Integrating Lived Experience
Every project we work on integrates the lived experience, we co-design and co-lead everything with all of the knowledge brokers—elders, community members, master builders, and all of the team of people that we engage with in the work that we do. The sum of all of that lived experience flips design on its head because we see that those dominant models of practice can be upended, be broadened, and can be enlarged to include things like value systems, but also Indigenous triad design, which we work with in our firm.
The concept of Indigenous triad design comes from Amos Rapaport. He uses more formal terms; behavioral, social, and ideological which we have converted into the more user-friendly terms of worldviews, identity, and lifeways. Worldviews—which principles of ecological stewardship are worldviews, and how can we bring them into our projects? Lifeways are simply how we use spaces, the behavioral ways, for instance, a powwow, round dance, or ceremonies or sweats. These are all lifeways that are vitally important for Indigenous peoples, the resilience of cultural continuity. And then, finally, it's the identity piece. You know, “What can we do in this building, this place, this interior?” It’s this master plan that speaks to the identity of the local people. What we're really aiming to do is radically reimagine through the lens of the lived experience of our communities and staff. As one elder said to us, “You know whose lodge you're in when you get there.” And so those are what we're pushing on in the field—designing for cultural continuity and conserving the traditional culture.
I think one of the most exciting projects we're working on now is in Alberta, Canada. We're working on a master plan with a first nation, and their goal is to indigenize the entire master plan.

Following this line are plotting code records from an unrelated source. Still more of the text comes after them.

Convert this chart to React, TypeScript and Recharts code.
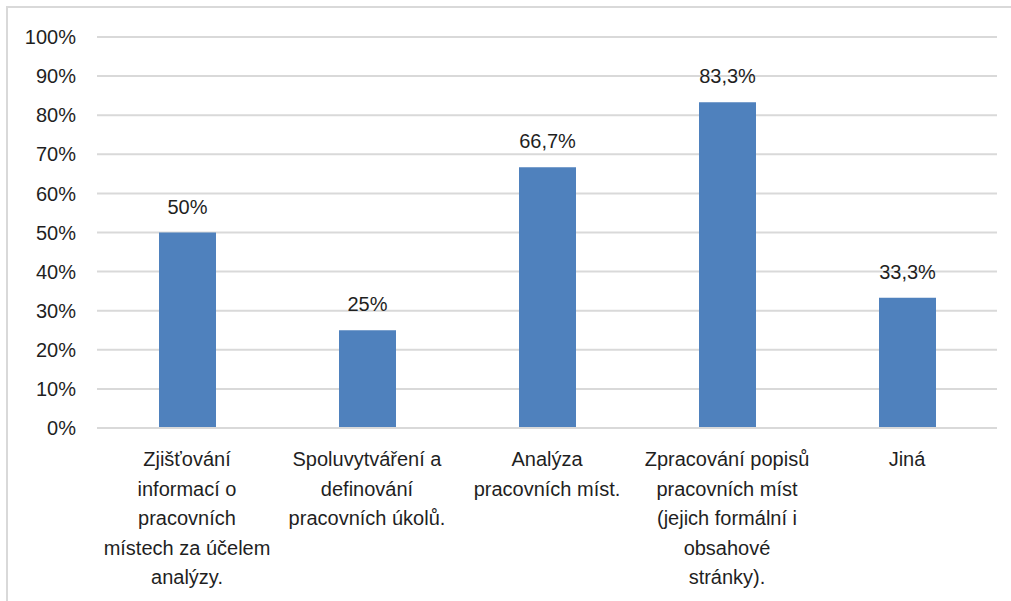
import { BarChart, Bar, XAxis, YAxis, CartesianGrid, LabelList } from 'recharts';

const categories = [
  'Zjišťování\ninformací o\npracovních\nmístech za účelem\nanalýzy.',
  'Spoluvytváření a\ndefinování\npracovních úkolů.',
  'Analýza\npracovních míst.',
  'Zpracování popisů\npracovních míst\n(jejich formální i\nobsahové\nstránky).',
  'Jiná',
];
const shares = [50, 25, 66.7, 83.3, 33.3];
const yTicks = [0, 10, 20, 30, 40, 50, 60, 70, 80, 90, 100];

const data = categories.map((name, i) => ({ name, value: shares[i] }));

const FONT = '"Liberation Sans", Arial, sans-serif';
const TEXT = '#1f1f1f';

const pct = (v: number) => `${String(v).replace('.', ',')}%`;

function CategoryTick(props: any) {
  const { x, y, payload } = props;
  const lines = String(payload.value).split('\n');
  return (
    <text x={x} y={y} textAnchor="middle" fill={TEXT} fontSize={20} fontFamily={FONT}>
      {lines.map((ln, i) => (
        <tspan key={i} x={x} dy={i === 0 ? 30 : 29.5}>{ln}</tspan>
      ))}
    </text>
  );
}

export default function App() {
  return (
    <div style={{ position: 'absolute', left: 0, top: 0, width: 1011, height: 601, background: '#fff', overflow: 'hidden' }}>
      {/* chart frame: only top and left edges show in the crop */}
      <div style={{ position: 'absolute', left: 6, top: 6, width: 1100, height: 700, borderTop: '2px solid #d9d9d9', borderLeft: '2px solid #d9d9d9' }} />
      <div style={{ position: 'absolute', left: 0, top: 0 }}>
        <BarChart
          width={1011}
          height={601}
          data={data}
          margin={{ top: 37, right: 14, left: 0, bottom: 13 }}
          barCategoryGap={0}
        >
          <CartesianGrid vertical={false} stroke="#d9d9d9" strokeWidth={2} />
          <XAxis
            dataKey="name"
            interval={0}
            height={160}
            tickLine={false}
            axisLine={{ stroke: '#d9d9d9', strokeWidth: 2 }}
            tick={<CategoryTick />}
          />
          <YAxis
            width={97}
            domain={[0, 100]}
            ticks={yTicks}
            tickFormatter={(v) => `${v}%`}
            axisLine={false}
            tickLine={false}
            tickSize={0}
            tickMargin={21}
            tick={{ fill: TEXT, fontSize: 20, fontFamily: FONT }}
          />
          <Bar dataKey="value" fill="#4f81bd" barSize={57} isAnimationActive={false}>
            <LabelList
              dataKey="value"
              position="top"
              offset={19}
              formatter={(v: any) => pct(v as number)}
              style={{ fill: TEXT, fontSize: 20, fontFamily: FONT }}
            />
          </Bar>
        </BarChart>
      </div>
    </div>
  );
}
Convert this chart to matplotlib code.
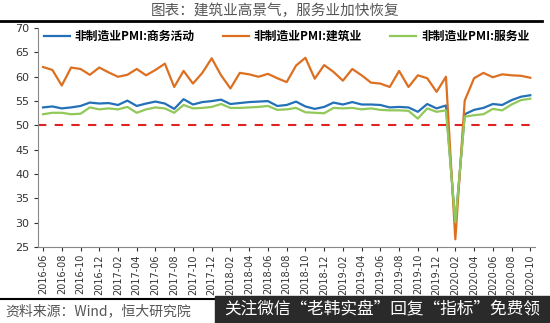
import matplotlib
matplotlib.use("Agg")
import matplotlib.pyplot as plt
import pandas as pd
from matplotlib.patches import Rectangle

plt.rcParams['font.family'] = ['Noto Sans CJK SC', 'DejaVu Sans']

months = [p.strftime('%Y-%m') for p in pd.period_range('2016-06', '2020-10', freq='M')]

business = [53.7, 53.9, 53.5, 53.7, 54.0, 54.7, 54.5,
            54.6, 54.2, 55.1, 54.0, 54.5, 54.9, 54.5, 53.4, 55.4, 54.3, 54.8, 55.0,
            55.3, 54.4, 54.6, 54.8, 54.9, 55.0, 54.0, 54.2, 54.9, 53.9, 53.4, 53.8,
            54.7, 54.3, 54.8, 54.3, 54.3, 54.2, 53.7, 53.8, 53.7, 52.8, 54.4, 53.5,
            54.1, 29.6, 52.3, 53.2, 53.6, 54.4, 54.2, 55.2, 55.9, 56.2]

construction = [62.0, 61.4, 58.2, 61.9, 61.6, 60.4, 61.9,
                60.9, 60.0, 60.4, 61.6, 60.3, 61.4, 62.7, 57.9, 61.2, 58.6, 60.8, 63.8,
                60.3, 57.6, 60.8, 60.5, 60.0, 60.6, 59.7, 58.9, 62.3, 63.9, 59.6, 62.4,
                61.0, 59.2, 61.6, 60.3, 58.8, 58.6, 57.9, 61.2, 57.9, 60.3, 59.7, 56.9,
                60.0, 26.6, 55.1, 59.7, 60.8, 59.9, 60.5, 60.3, 60.2, 59.8]

services = [52.3, 52.6, 52.6, 52.3, 52.4, 53.7, 53.3,
            53.5, 53.3, 53.8, 52.6, 53.3, 53.7, 53.5, 52.6, 54.2, 53.5, 53.6, 53.8,
            54.4, 53.6, 53.6, 53.7, 53.8, 54.0, 53.2, 53.3, 53.6, 52.7, 52.6, 52.5,
            53.6, 53.5, 53.6, 53.3, 53.5, 53.2, 53.1, 53.1, 53.0, 51.4, 53.5, 52.8,
            53.1, 30.1, 51.8, 52.1, 52.3, 53.4, 53.1, 54.3, 55.2, 55.5]

series_names = ['非制造业PMI:商务活动', '非制造业PMI:建筑业', '非制造业PMI:服务业']
threshold = 50

fig = plt.figure(figsize=(5.5, 3.23), dpi=100)
ax = fig.add_axes([0.0697, 0.235, 0.903, 0.678])

x = list(range(len(months)))
ax.plot(x, business, color='#2470B8', lw=1.6, label=series_names[0], zorder=3)
ax.plot(x, construction, color='#DC7020', lw=1.6, label=series_names[1], zorder=3)
ax.plot(x, services, color='#92C85A', lw=1.6, label=series_names[2], zorder=4)
ax.axhline(threshold, color='#E02424', lw=1.5, ls=(0, (4, 4)), zorder=2)

ax.set_xlim(-0.5, len(months) - 0.5)
ax.set_ylim(25, 70)
ax.set_yticks(range(25, 71, 5))
ax.set_xticks(x[::2])
ax.set_xticklabels(months[::2], rotation=90, fontsize=7, color='#333333',
                   family=['DejaVu Sans'])
ax.tick_params(axis='y', labelsize=8, colors='#333333', length=3, width=0.8)
ax.tick_params(axis='x', length=3, width=0.8, colors='#333333', pad=2)
for lab in ax.get_yticklabels():
    lab.set_family(['DejaVu Sans'])
for s in ['top', 'right']:
    ax.spines[s].set_visible(False)
for s in ['left', 'bottom']:
    ax.spines[s].set_color('#888888')
    ax.spines[s].set_linewidth(0.8)

leg = ax.legend(loc='upper center', bbox_to_anchor=(0.5, 1.04), ncol=3, frameon=False,
                handlelength=2.2, columnspacing=2.4, handletextpad=0.4,
                prop={'weight': 'bold', 'size': 8.5})

# title
fig.text(0.5, 0.965, '图表：建筑业高景气，服务业加快恢复', ha='center', va='center',
         fontsize=10.5, color='#555555')
fig.add_artist(plt.Line2D([0.0, 0.985], [0.935, 0.935], color='black', lw=2,
                          transform=fig.transFigure))
# footer
fig.add_artist(plt.Line2D([0.0, 0.985], [0.075, 0.075], color='black', lw=1.5,
                          transform=fig.transFigure))
fig.text(0.01, 0.035, '资料来源：Wind，恒大研究院', ha='left', va='center',
         fontsize=10, color='#555555', style='italic')
fig.add_artist(Rectangle((0.39, 0.0), 0.61, 0.085, transform=fig.transFigure,
                         color='#2a2a2a', zorder=5))
fig.text(0.695, 0.042, '关注微信“老韩实盘”回复“指标”免费领', ha='center', va='center',
         fontsize=12, color='white', zorder=6)

fig.savefig('out.png', dpi=100)
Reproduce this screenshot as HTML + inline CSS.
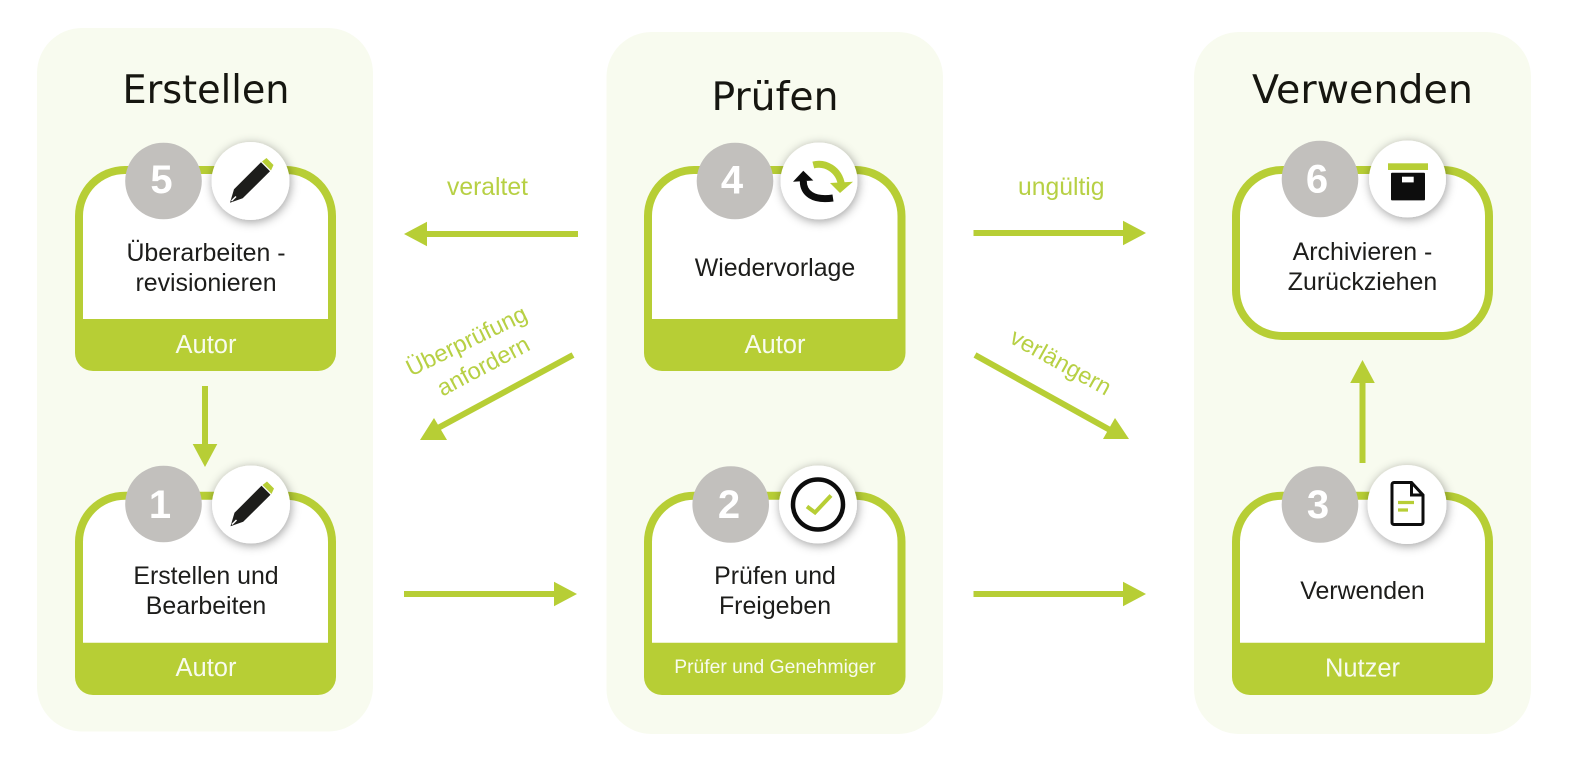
<!DOCTYPE html>
<html><head><meta charset="utf-8"><style>
html,body{margin:0;padding:0;background:#fff;width:1575px;height:763px;overflow:hidden}
svg{display:block}
text{font-family:"Liberation Sans",sans-serif}
.t{font-size:24.9px;fill:#1d1d1b;text-anchor:middle}
.f{font-size:25.5px;fill:#f8fbef;text-anchor:middle}
.g{font-size:24.7px;fill:#b7d044;text-anchor:middle}
.r{font-size:23.6px;fill:#b7d044;text-anchor:middle}
.h{font-family:"DejaVu Sans",sans-serif;font-size:39px;fill:#161610;text-anchor:start}
.n{font-weight:bold;font-size:40px;fill:#fff;text-anchor:middle}
</style></head><body>
<svg width="1575" height="763" viewBox="0 0 1575 763" xmlns="http://www.w3.org/2000/svg">
<defs>
<filter id="s" x="-40%" y="-40%" width="180%" height="180%"><feDropShadow dx="1" dy="2" stdDeviation="5" flood-color="#000" flood-opacity=".38"/></filter>
<g id="pencil">
<path d="M-20.5,21.7 L-16.5,8.3 L10.5,-18.7 L19.5,-9.7 L-7.8,17.3 Z" fill="#1d1d1b"/>
<path d="M11.5,-19.5 L16,-23 L23,-16 L20.5,-10.5 Z" fill="#b7ce35"/>
<path d="M-19,20 L-14.500,15.500" stroke="#fff" stroke-width="1.500"/>
</g>
</defs>
<rect width="1575" height="763" fill="#fff"/>
<rect x="37" y="28" width="336" height="703.5" rx="45" fill="#f8fbef"/>
<rect x="606.5" y="32" width="336.5" height="702" rx="45" fill="#f8fbef"/>
<rect x="1194" y="32" width="337" height="702" rx="45" fill="#f8fbef"/>

<text class="h" x="122.5" y="103" textLength="167" lengthAdjust="spacingAndGlyphs">Erstellen</text>
<text class="h" x="711.5" y="110" textLength="127" lengthAdjust="spacingAndGlyphs">Prüfen</text>
<text class="h" x="1252" y="103" textLength="221" lengthAdjust="spacingAndGlyphs">Verwenden</text>

<!-- Card 5 -->
<path d="M75,319 V216 A50,50 0 0 1 125,166 H286 A50,50 0 0 1 336,216 V319 Z" fill="#b7ce35"/>
<path d="M83,319 V216 A42,42 0 0 1 125,174 H286 A42,42 0 0 1 328,216 V319 Z" fill="#fff"/>
<path d="M75,319 H336 V353 A18,18 0 0 1 318,371 H93 A18,18 0 0 1 75,353 Z" fill="#b7ce35"/>
<!-- Card 4 -->
<path d="M644,319 V216 A50,50 0 0 1 694,166 H855.500 A50,50 0 0 1 905.500,216 V319 Z" fill="#b7ce35"/>
<path d="M652,319 V216 A42,42 0 0 1 694,174 H855.500 A42,42 0 0 1 897.500,216 V319 Z" fill="#fff"/>
<path d="M644,319 H905.500 V353 A18,18 0 0 1 887.500,371 H662 A18,18 0 0 1 644,353 Z" fill="#b7ce35"/>
<!-- Card 6 -->
<rect x="1236" y="170" width="253" height="166" rx="46" fill="#fff" stroke="#b7ce35" stroke-width="8"/>
<!-- Card 1 -->
<path d="M75,643 V541.700 A50,50 0 0 1 125,491.700 H286 A50,50 0 0 1 336,541.700 V643 Z" fill="#b7ce35"/>
<path d="M83,643 V541.700 A42,42 0 0 1 125,499.700 H286 A42,42 0 0 1 328,541.700 V643 Z" fill="#fff"/>
<path d="M75,642.700 H336 V677 A18,18 0 0 1 318,695 H93 A18,18 0 0 1 75,677 Z" fill="#b7ce35"/>
<!-- Card 2 -->
<path d="M644,643 V541.700 A50,50 0 0 1 694,491.700 H855.500 A50,50 0 0 1 905.500,541.700 V643 Z" fill="#b7ce35"/>
<path d="M652,643 V541.700 A42,42 0 0 1 694,499.700 H855.500 A42,42 0 0 1 897.500,541.700 V643 Z" fill="#fff"/>
<path d="M644,642.700 H905.500 V677 A18,18 0 0 1 887.500,695 H662 A18,18 0 0 1 644,677 Z" fill="#b7ce35"/>
<!-- Card 3 -->
<path d="M1232,643 V541.700 A50,50 0 0 1 1282,491.700 H1443 A50,50 0 0 1 1493,541.700 V643 Z" fill="#b7ce35"/>
<path d="M1240,643 V541.700 A42,42 0 0 1 1282,499.700 H1443 A42,42 0 0 1 1485,541.700 V643 Z" fill="#fff"/>
<path d="M1232,642.700 H1493 V677 A18,18 0 0 1 1475,695 H1250 A18,18 0 0 1 1232,677 Z" fill="#b7ce35"/>

<!-- gray circles -->
<g fill="#c2c0bd">
<circle cx="163.500" cy="181" r="38.300"/><circle cx="735" cy="181" r="38.300"/><circle cx="1320" cy="179" r="38.300"/>
<circle cx="163.500" cy="504" r="38.300"/><circle cx="730.700" cy="504.500" r="38.300"/><circle cx="1320" cy="504.500" r="38.300"/>
</g>
<text class="n" x="161.500" y="193">5</text>
<text class="n" x="732" y="193.500">4</text>
<text class="n" x="1317" y="192.500">6</text>
<text class="n" x="160" y="518">1</text>
<text class="n" x="729" y="518">2</text>
<text class="n" x="1318" y="518">3</text>

<!-- white circles -->
<g fill="#fff" filter="url(#s)">
<circle cx="250.500" cy="181" r="39"/><circle cx="819" cy="181" r="38.500"/><circle cx="1407.500" cy="179" r="38.500"/>
<circle cx="251" cy="504.500" r="39"/><circle cx="818" cy="504.500" r="39"/><circle cx="1407" cy="504.500" r="39.500"/>
</g>

<use href="#pencil" transform="translate(250.500,181)"/>
<use href="#pencil" transform="translate(251,504.500)"/>

<!-- refresh -->
<g transform="translate(819,181)">
<path d="M-5.700,-16 C6,-19 20,-12 22.500,4" fill="none" stroke="#b7ce35" stroke-width="7"/>
<path d="M11,2 L34,0.700 L21,12 Z" fill="#b7ce35"/>
<path d="M-15.700,0 C-15.700,12 -6,20 14,17" fill="none" stroke="#0d0d0d" stroke-width="7"/>
<path d="M-26,0.700 L-15.700,-10.300 L-5.700,-0.500 Z" fill="#0d0d0d"/>
</g>
<!-- box -->
<g transform="translate(1407.500,179)">
<rect x="-19.500" y="-15.700" width="40" height="6.700" fill="#b7ce35"/>
<rect x="-16.500" y="-6.300" width="34" height="27.700" rx="1" fill="#0d0d0d"/>
<rect x="-5.500" y="-2.300" width="11.700" height="5.700" fill="#fff"/>
</g>
<!-- check -->
<g transform="translate(818,504.500)">
<circle r="25" fill="none" stroke="#0d0d0d" stroke-width="4.500"/>
<path d="M-11,2 L-3,8 L13,-9" fill="none" stroke="#b7ce35" stroke-width="4"/>
</g>
<!-- doc -->
<g transform="translate(1407,504.500)">
<path d="M-13,-22 H4.500 L16,-9.500 V18 A2,2 0 0 1 14,20 H-13 A2,2 0 0 1 -15,18 V-20 A2,2 0 0 1 -13,-22 Z" fill="#fff" stroke="#0d0d0d" stroke-width="3"/>
<path d="M4.500,-22 V-9.500 H16" fill="none" stroke="#0d0d0d" stroke-width="3"/>
<path d="M-9,-2 H7 M-9,5.500 H1" stroke="#b7ce35" stroke-width="3.200" fill="none"/>
</g>

<!-- card text -->
<text class="t" x="206" y="261">Überarbeiten -</text>
<text class="t" x="206" y="291">revisionieren</text>
<text class="f" x="206" y="353">Autor</text>
<text class="t" x="775" y="276">Wiedervorlage</text>
<text class="f" x="775" y="353">Autor</text>
<text class="t" x="1362.500" y="260">Archivieren -</text>
<text class="t" x="1362.500" y="290">Zurückziehen</text>
<text class="t" x="206" y="584">Erstellen und</text>
<text class="t" x="206" y="614">Bearbeiten</text>
<text class="f" x="206" y="676">Autor</text>
<text class="t" x="775" y="584">Prüfen und</text>
<text class="t" x="775" y="614">Freigeben</text>
<text x="775" y="673" style="font-size:19.300px;fill:#f8fbef;text-anchor:middle">Prüfer und Genehmiger</text>
<text class="t" x="1362.500" y="599">Verwenden</text>
<text class="f" x="1362.500" y="676.500">Nutzer</text>

<!-- arrows -->
<g stroke="#b7ce35" stroke-width="6" fill="none">
<path d="M578,234 H425"/>
<path d="M973.500,233 H1125"/>
<path d="M404,594 H556"/>
<path d="M973.500,594 H1125"/>
<path d="M205,386 V446"/>
<path d="M1362.500,463 V381"/>
<path d="M573,355 L438,428"/>
<path d="M975,355 L1110,430"/>
</g>
<g fill="#b7ce35">
<path d="M404,234 L427,221.700 V246.300 Z"/>
<path d="M1146,233 L1123,220.700 V245.300 Z"/>
<path d="M577,594 L554,581.700 V606.300 Z"/>
<path d="M1146,594 L1123,581.700 V606.300 Z"/>
<path d="M205,467 L192.700,444 H217.300 Z"/>
<path d="M1362.500,360 L1350.200,383 H1374.800 Z"/>
<path d="M420,440 L434,418 L447,440 Z"/>
<path d="M1103,439 L1115,418 L1129,439 Z"/>
</g>

<!-- labels -->
<text class="g" x="487.500" y="195">veraltet</text>
<text class="g" x="1061.300" y="195">ungültig</text>
<text class="r" transform="translate(470,348) rotate(-26)" x="0" y="0">Überprüfung</text>
<text class="r" transform="translate(487,373) rotate(-28)" x="0" y="0">anfordern</text>
<text class="r" transform="translate(1057,369) rotate(29)" x="0" y="0">verlängern</text>
</svg>
</body></html>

We've worked all the way from the furniture scale to buildings to also an urban scale— I love working at an urban scale! There is commercial development designed for non-Indigenous people to come and visit, but the community wants to make it special. We’re integrating the old ways like old sporting events and cultural activities that keep the community vibrant and resilient into the plan. The project is led 100 percent by Indigenous people and the experience of self-definition will produce something unlike anything we’ve seen before in an urban plan. This is what we aim to do with our work—productive disruption. Using the lived experience to radically reimagine all scales of design.